-- start of Input material --

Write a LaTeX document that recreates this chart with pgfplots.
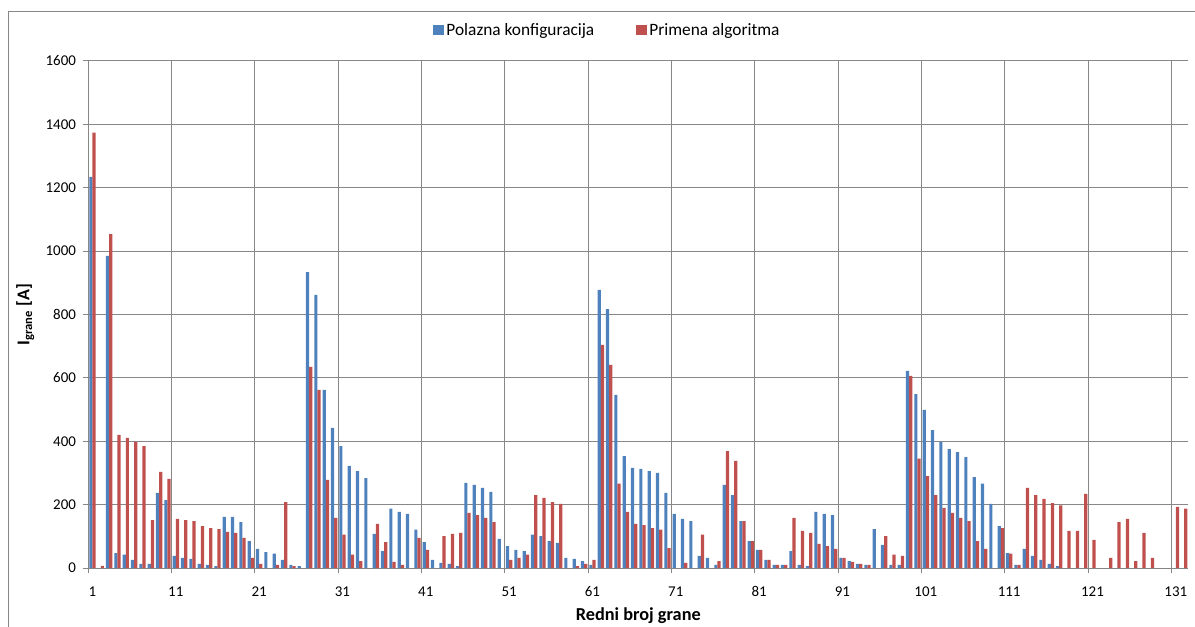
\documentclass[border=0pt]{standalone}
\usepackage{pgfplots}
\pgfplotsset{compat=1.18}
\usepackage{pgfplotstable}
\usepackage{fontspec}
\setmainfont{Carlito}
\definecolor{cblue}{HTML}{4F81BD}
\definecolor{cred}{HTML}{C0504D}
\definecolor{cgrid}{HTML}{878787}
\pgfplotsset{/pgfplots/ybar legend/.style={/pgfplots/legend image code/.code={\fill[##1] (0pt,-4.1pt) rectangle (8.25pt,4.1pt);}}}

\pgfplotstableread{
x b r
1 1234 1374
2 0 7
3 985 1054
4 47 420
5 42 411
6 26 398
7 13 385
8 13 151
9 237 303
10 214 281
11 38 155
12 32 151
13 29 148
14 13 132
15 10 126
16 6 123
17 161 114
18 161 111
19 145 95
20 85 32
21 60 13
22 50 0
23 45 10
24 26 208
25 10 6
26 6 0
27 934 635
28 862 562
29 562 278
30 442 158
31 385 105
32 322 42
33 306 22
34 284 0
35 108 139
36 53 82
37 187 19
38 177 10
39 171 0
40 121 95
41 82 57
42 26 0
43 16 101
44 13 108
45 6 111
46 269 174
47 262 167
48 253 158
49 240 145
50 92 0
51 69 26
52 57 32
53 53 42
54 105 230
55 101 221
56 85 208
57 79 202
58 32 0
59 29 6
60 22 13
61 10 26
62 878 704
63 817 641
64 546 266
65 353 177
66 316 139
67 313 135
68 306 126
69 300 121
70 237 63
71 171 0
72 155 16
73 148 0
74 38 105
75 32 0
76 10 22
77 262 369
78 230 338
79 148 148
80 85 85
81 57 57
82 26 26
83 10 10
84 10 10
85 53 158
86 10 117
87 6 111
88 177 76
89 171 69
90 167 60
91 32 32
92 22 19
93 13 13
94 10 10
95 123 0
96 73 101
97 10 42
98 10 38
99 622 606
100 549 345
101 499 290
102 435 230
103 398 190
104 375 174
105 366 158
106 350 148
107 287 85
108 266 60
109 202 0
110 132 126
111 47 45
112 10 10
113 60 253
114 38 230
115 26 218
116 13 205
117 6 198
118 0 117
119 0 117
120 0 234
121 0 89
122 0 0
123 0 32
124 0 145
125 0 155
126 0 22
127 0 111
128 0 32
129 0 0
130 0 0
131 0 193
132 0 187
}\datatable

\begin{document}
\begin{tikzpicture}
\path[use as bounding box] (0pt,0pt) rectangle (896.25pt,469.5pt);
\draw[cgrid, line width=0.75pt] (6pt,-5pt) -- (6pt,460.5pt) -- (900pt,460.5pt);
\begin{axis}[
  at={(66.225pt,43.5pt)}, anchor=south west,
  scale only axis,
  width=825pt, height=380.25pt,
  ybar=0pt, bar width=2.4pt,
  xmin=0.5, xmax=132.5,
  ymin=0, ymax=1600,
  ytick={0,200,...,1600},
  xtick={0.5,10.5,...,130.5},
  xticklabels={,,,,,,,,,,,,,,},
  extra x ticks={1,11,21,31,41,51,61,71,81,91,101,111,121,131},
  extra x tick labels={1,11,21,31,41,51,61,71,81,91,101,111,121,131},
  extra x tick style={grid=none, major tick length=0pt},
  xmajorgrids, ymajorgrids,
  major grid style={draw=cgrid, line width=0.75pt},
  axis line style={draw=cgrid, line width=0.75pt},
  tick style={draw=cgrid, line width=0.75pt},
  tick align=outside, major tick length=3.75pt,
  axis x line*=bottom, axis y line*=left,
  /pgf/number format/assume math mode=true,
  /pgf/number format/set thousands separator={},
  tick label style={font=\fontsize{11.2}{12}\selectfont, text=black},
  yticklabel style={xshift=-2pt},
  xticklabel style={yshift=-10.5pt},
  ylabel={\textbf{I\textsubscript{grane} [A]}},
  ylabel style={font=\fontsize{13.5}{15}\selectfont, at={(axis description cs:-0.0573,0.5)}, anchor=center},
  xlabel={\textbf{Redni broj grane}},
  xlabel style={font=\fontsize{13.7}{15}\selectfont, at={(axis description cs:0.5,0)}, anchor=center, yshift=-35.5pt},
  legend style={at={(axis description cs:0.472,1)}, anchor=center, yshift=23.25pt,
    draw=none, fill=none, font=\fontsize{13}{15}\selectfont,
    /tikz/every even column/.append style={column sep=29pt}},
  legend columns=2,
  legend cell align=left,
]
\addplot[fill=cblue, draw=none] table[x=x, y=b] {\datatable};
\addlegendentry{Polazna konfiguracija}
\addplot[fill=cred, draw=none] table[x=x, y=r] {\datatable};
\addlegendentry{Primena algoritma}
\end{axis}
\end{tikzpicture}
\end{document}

-- end of Input material --
-- start of Input material --

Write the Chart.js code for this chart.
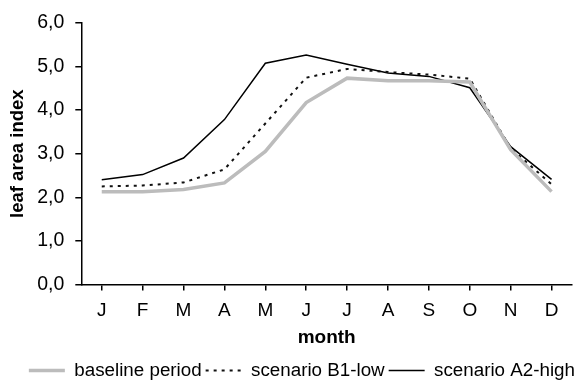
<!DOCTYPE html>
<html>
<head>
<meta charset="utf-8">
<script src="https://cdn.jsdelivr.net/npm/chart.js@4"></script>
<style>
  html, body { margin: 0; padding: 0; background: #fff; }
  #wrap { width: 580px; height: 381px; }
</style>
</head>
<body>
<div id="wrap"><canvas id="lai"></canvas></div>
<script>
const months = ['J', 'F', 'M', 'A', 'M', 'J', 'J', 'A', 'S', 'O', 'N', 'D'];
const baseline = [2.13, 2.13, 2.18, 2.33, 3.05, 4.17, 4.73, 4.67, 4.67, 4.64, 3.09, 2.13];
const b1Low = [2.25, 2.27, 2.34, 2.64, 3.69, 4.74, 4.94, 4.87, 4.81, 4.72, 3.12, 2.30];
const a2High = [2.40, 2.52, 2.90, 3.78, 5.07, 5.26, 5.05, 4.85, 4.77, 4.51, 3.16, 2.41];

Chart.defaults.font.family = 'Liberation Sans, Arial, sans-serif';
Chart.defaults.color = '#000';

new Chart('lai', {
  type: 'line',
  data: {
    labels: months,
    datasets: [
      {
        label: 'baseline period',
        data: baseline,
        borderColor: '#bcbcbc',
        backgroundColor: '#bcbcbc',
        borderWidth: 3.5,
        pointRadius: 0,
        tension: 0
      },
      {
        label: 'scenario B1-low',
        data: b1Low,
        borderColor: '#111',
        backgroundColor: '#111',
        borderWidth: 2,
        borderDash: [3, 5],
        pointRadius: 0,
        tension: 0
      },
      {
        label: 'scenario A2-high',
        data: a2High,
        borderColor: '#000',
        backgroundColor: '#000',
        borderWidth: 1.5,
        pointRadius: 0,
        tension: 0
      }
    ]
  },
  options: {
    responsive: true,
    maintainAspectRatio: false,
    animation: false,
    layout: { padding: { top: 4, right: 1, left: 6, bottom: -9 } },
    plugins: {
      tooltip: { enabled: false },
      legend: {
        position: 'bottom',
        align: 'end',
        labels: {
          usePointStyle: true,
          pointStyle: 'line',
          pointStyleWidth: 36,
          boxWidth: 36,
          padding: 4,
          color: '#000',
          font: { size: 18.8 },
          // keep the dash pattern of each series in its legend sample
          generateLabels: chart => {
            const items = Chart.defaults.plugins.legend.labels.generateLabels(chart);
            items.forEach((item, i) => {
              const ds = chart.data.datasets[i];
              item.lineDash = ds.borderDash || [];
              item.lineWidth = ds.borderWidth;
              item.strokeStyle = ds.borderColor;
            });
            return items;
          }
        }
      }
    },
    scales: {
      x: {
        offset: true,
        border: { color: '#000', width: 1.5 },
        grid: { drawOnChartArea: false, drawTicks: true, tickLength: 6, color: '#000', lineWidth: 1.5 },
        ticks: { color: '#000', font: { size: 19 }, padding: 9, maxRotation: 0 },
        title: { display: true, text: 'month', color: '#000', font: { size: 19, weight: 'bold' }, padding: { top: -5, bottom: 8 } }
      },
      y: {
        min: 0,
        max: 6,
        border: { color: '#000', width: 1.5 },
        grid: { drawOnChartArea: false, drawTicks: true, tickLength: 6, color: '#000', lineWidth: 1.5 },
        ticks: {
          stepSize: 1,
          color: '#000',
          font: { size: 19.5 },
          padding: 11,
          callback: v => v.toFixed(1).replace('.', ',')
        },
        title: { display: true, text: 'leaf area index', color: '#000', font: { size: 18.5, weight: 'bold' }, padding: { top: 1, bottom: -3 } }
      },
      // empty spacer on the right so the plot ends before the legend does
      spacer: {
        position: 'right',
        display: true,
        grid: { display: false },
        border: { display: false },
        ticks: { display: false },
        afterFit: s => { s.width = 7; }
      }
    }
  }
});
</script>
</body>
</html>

-- end of Input material --
-- start of Input material --

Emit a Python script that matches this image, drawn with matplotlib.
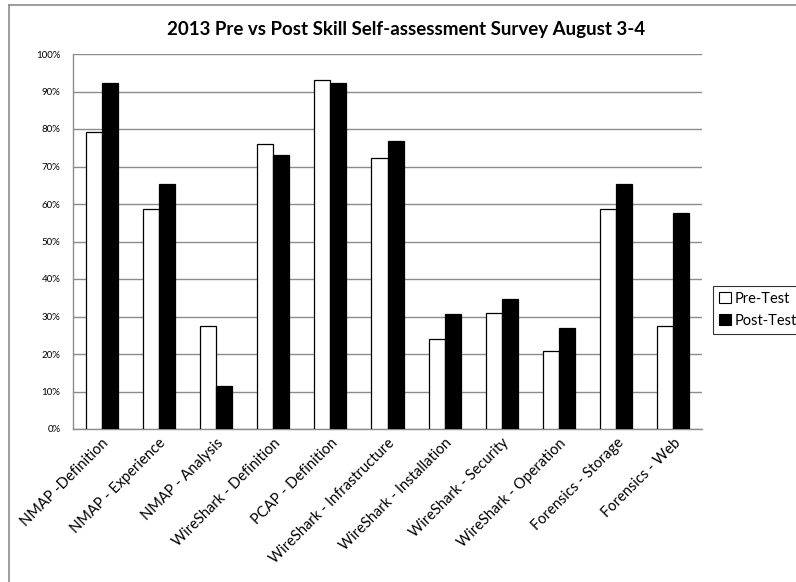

-- end of Input material --

## Exercise objective
How many lines of the listing include the string "code"? Answer with the number alone.

## Exercise result
2